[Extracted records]
= = =
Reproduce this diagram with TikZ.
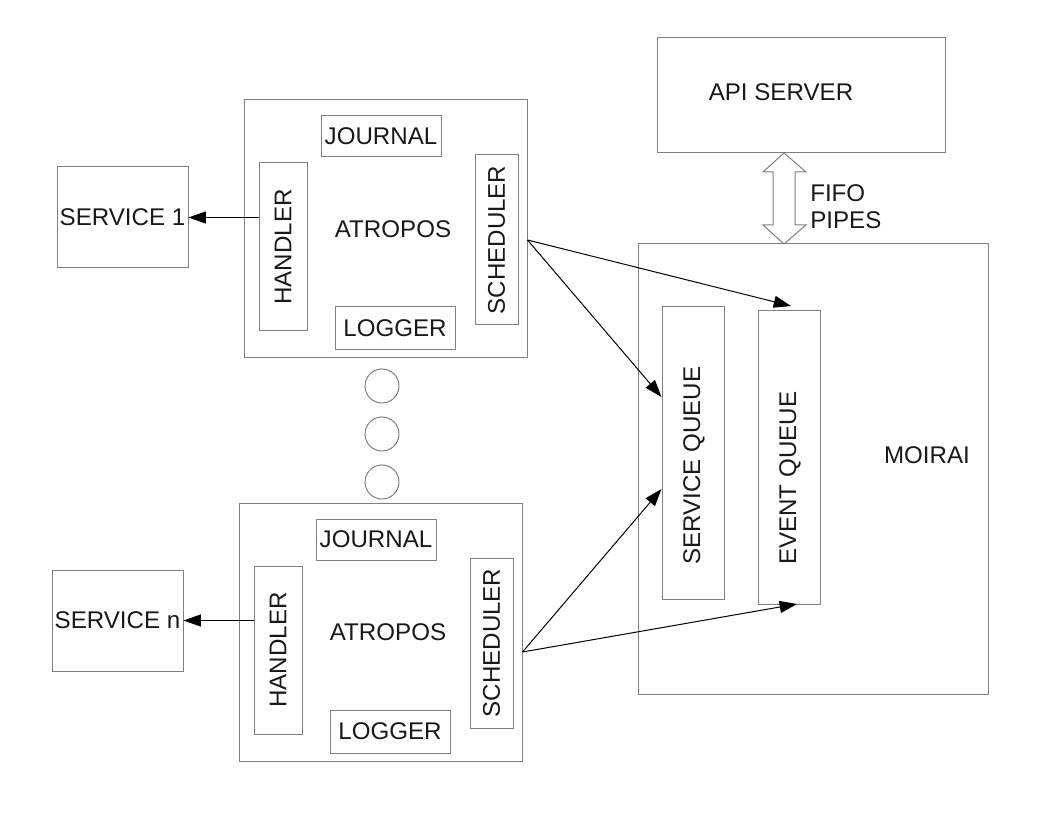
\documentclass[tikz,border=0pt]{standalone}
\usepackage{fontspec}
\usepackage{graphicx}
\setmainfont{Liberation Sans}
\usetikzlibrary{arrows.meta}
\definecolor{boxgray}{RGB}{128,128,128}
\tikzset{
  box/.style={draw=boxgray,line width=0.75pt},
  sz/.style 2 args={minimum width={#1*0.75pt},minimum height={#2*0.75pt}},
  arr/.style={-{Triangle[length=13pt,width=9pt]},line width=0.75pt},
  every node/.style={inner sep=0pt,font=\fontsize{18.1}{20.25}\selectfont,text=black!90}
}
\begin{document}
\begin{tikzpicture}[x=0.75pt,y=-0.75pt]
\useasboundingbox (0,0) rectangle (1056,816);
\node[box,sz={288}{115}] (api) at (801,95.5) {};
\node (apit) at (781,92) {API SERVER};
\node[box,sz={350}{450}] (moi) at (813,469) {};
\node (moit) at (927,455) {MOIRAI};
\node[box,sz={62}{292}] (sq) at (693,453) {};
\node[anchor=south] (sqt) at (694,565) {\rotatebox{90}{SERVICE QUEUE}};
\node[box,sz={62}{293}] (eq) at (789,457.5) {};
\node[anchor=south] (eqt) at (790,565) {\rotatebox{90}{EVENT QUEUE}};
\draw[boxgray,line width=0.75pt](784,153)--(806,172)--(795,172)--(795,225)--(806,225)--(784,244)
  --(763,225)--(773,225)--(773,172)--(763,172)--cycle;
\node[anchor=west,align=left] (fifo) at (810,207) {FIFO\\PIPES};
\foreach \k/\dx/\dy/\n in {A/0/0/1,B/-5/403/n}{
\begin{scope}[shift={(\dx,\dy)}]
\node[box,sz={283}{258}] (atr\k) at (385.5,229) {};
\node (atrt\k) at (393,229) {ATROPOS};
\node[box,sz={120}{41}] (jr\k) at (381,136.5) {JOURNAL};
\node[box,sz={48}{168}] (hd\k) at (283,247) {\rotatebox{90}{HANDLER}};
\node[box,sz={43}{170}] (sc\k) at (496.5,240) {\rotatebox{90}{SCHEDULER}};
\node[box,sz={120}{43}] (lg\k) at (395,328.5) {LOGGER};
\node[box,sz={131}{101}] (sv\k) at (122.5,217.5) {SERVICE \n};
\end{scope}
\draw[arr](hd\k.west |- sv\k.east)--(sv\k.east);
}
\foreach \y in {386,434,482}
  \node[box,circle,minimum size=25.5pt] (dot\y) at (382,\y) {};
\coordinate (oA) at (atrA.east |- 0,240);
\coordinate (oB) at (atrB.east |- 0,652);
\coordinate (eqA) at (791,306);
\coordinate (eqB) at (797,604);
\draw[arr](oA)--(sq.west |- 0,397);
\draw[arr](oA)--(eqA);
\draw[arr](oB)--(sq.west |- 0,489);
\draw[arr](oB)--(eqB);
\end{tikzpicture}
\end{document}
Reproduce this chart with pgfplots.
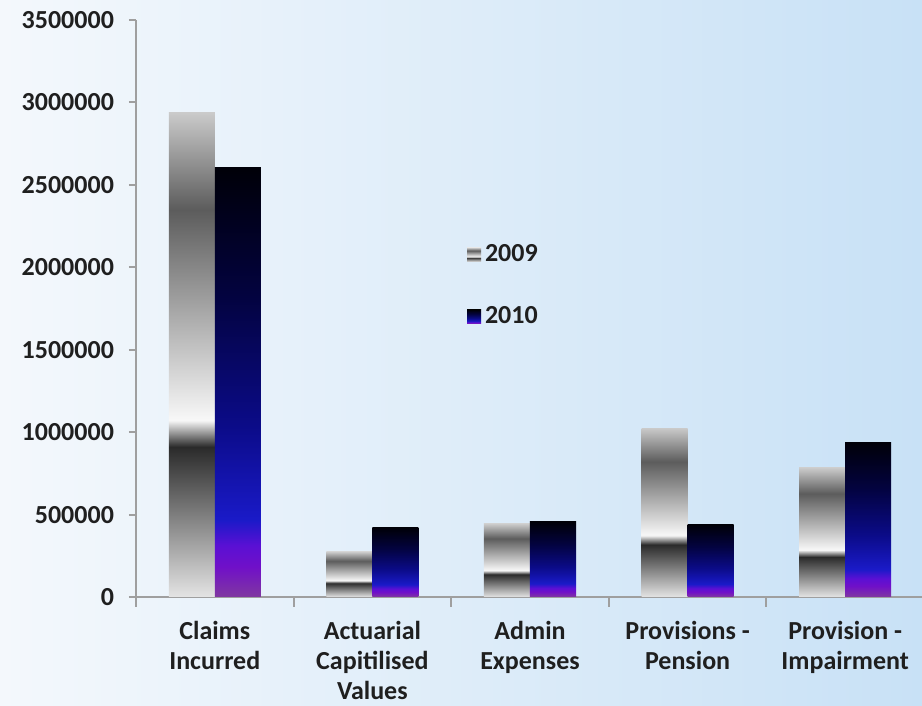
= = =
_STATED PROBLEM_
Quote all the lines above exactly as given. Do not include the pictures.

_RESPONSE_
Reproduce this diagram with TikZ.
\documentclass[tikz,border=0pt]{standalone}
\usepackage{fontspec}
\usepackage{graphicx}
\setmainfont{Liberation Sans}
\usetikzlibrary{arrows.meta}
\definecolor{boxgray}{RGB}{128,128,128}
\tikzset{
  box/.style={draw=boxgray,line width=0.75pt},
  sz/.style 2 args={minimum width={#1*0.75pt},minimum height={#2*0.75pt}},
  arr/.style={-{Triangle[length=13pt,width=9pt]},line width=0.75pt},
  every node/.style={inner sep=0pt,font=\fontsize{18.1}{20.25}\selectfont,text=black!90}
}
\begin{document}
\begin{tikzpicture}[x=0.75pt,y=-0.75pt]
\useasboundingbox (0,0) rectangle (1056,816);
\node[box,sz={288}{115}] (api) at (801,95.5) {};
\node (apit) at (781,92) {API SERVER};
\node[box,sz={350}{450}] (moi) at (813,469) {};
\node (moit) at (927,455) {MOIRAI};
\node[box,sz={62}{292}] (sq) at (693,453) {};
\node[anchor=south] (sqt) at (694,565) {\rotatebox{90}{SERVICE QUEUE}};
\node[box,sz={62}{293}] (eq) at (789,457.5) {};
\node[anchor=south] (eqt) at (790,565) {\rotatebox{90}{EVENT QUEUE}};
\draw[boxgray,line width=0.75pt](784,153)--(806,172)--(795,172)--(795,225)--(806,225)--(784,244)
  --(763,225)--(773,225)--(773,172)--(763,172)--cycle;
\node[anchor=west,align=left] (fifo) at (810,207) {FIFO\\PIPES};
\foreach \k/\dx/\dy/\n in {A/0/0/1,B/-5/403/n}{
\begin{scope}[shift={(\dx,\dy)}]
\node[box,sz={283}{258}] (atr\k) at (385.5,229) {};
\node (atrt\k) at (393,229) {ATROPOS};
\node[box,sz={120}{41}] (jr\k) at (381,136.5) {JOURNAL};
\node[box,sz={48}{168}] (hd\k) at (283,247) {\rotatebox{90}{HANDLER}};
\node[box,sz={43}{170}] (sc\k) at (496.5,240) {\rotatebox{90}{SCHEDULER}};
\node[box,sz={120}{43}] (lg\k) at (395,328.5) {LOGGER};
\node[box,sz={131}{101}] (sv\k) at (122.5,217.5) {SERVICE \n};
\end{scope}
\draw[arr](hd\k.west |- sv\k.east)--(sv\k.east);
}
\foreach \y in {386,434,482}
  \node[box,circle,minimum size=25.5pt] (dot\y) at (382,\y) {};
\coordinate (oA) at (atrA.east |- 0,240);
\coordinate (oB) at (atrB.east |- 0,652);
\coordinate (eqA) at (791,306);
\coordinate (eqB) at (797,604);
\draw[arr](oA)--(sq.west |- 0,397);
\draw[arr](oA)--(eqA);
\draw[arr](oB)--(sq.west |- 0,489);
\draw[arr](oB)--(eqB);
\end{tikzpicture}
\end{document}
Reproduce this chart with pgfplots.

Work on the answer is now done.